If you have a finite and reasonable number of objects you could persist upon, then storing the persist table in memory is a great solution. As your numbers show, the 'persist uie' method is relatively inexpensive. Hashing, and especially consistent hashing such as CARP/Election Hash will incur higher CPU, but it provides other potentially important advantages such as unlimited number of persistable objects and multiple LTMs that can compute the same persistence results.
A small optimization that is often overlooked: the content you are looking to hash on is in the HTTP query, not the path portion of the URI. Changing [findstr [HTTP::uri] to [findstr [HTTP::query] will be more efficient as the LTM doesn't need to perform this operation on the entire URI. In this example: http://www.f5.com/folder1/index.html?uid=nathan&browser=firefox www.f5.com is the HTTP::host, folder1/index.html is the HTTP::path, and uid=nathan&browser=firefox is the HTTP::query. When doing a search against the HTTP::uri, the LTM is searching the path first, then the query.
In order to reduce the CPU overhead of consistent hashing, you can (and have) substituted MD5 for CRC32. All requests being equal, you'll find some lumpiness in the server utilization, but you'll shave ~30-50% CPU off the impact of running the iRule. Right now you are seeing 10% CPU with a simple rule doing memory based persistence. I'm guessing this rule is adding not much more than 1% CPU, and the rest is just the CPU required to push packets, load balance, provide protocol sanitization, etc. You are seeing 50% with CRC32 and 70% with MD5. So I'm again guessing that the iRule impact is ~1% for persist UIE, 40% CRC32, and 60% for MD5, plus 9.99% CPU for general load balancing overhead.
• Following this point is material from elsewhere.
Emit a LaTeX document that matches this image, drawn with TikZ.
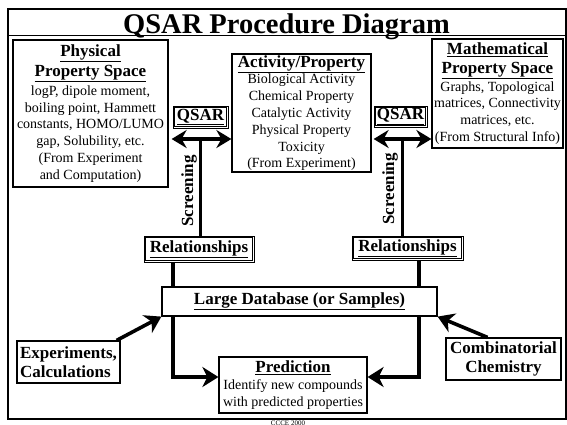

The real CPU hit is not from the number of requests per second, but the number of servers in the pool. The LTM is performing 420 hashes per request, and 1,000 reqs per second, or about 420,000 per second on your LTM 3600. That's a staggering number, and a real testament to just how fast the LTM really is to be able to accomplish this. An easy method for you to bring the CPU impact down is to use the 'compound election hash' method described at the end of this article. http://devcentral.f5.com/Default.aspx?tabid=63&PageID=153&ArticleID=135&articleType=ArticleView The idea is to break up your 420 servers into a number of smaller pools. So if you had 4 pools of 105 servers each and used the compound variant of the iRule, you would be performing 1 + 105 hashes per request, times 1,000 req/s, or 106,000 per second. If your MD5 hashing rule had an impact of 60% (plus 10% for LB), I would make a rough guess that you will see your total CPU at about 26% (a little over 15% for the MD5 rule + 10%). You could further lower that number by breaking up the servers into a greater number of pools.
The better answer is to upgrade to version 10. Yes, I know upgrades are a pain, but it's absolutely worth it for all the goodies and improvements it brings. v10 incorporates a similar variant of Election Hash into the kernal level code, and is insanely faster. You can still persist on any custom data using an iRule to find the data, and the built in Hash Persistence profile, which now has a new option to select the hash algorithm. You'd want to choose CARP (cache array routing protocol).
Here's an example of the iRule you'd use. You'll select this iRule in the Hash Persistence profile page.
when HTTP_REQUEST {
persist hash [findstr [HTTP::query] "uid=" 5 "&"]
}
A new 'persist carp' command, documented in the Wiki, has also been added into version 10.1 to make it easier to create and modify the Election Hash algorithm. This is not required if you are using the native Hash profile.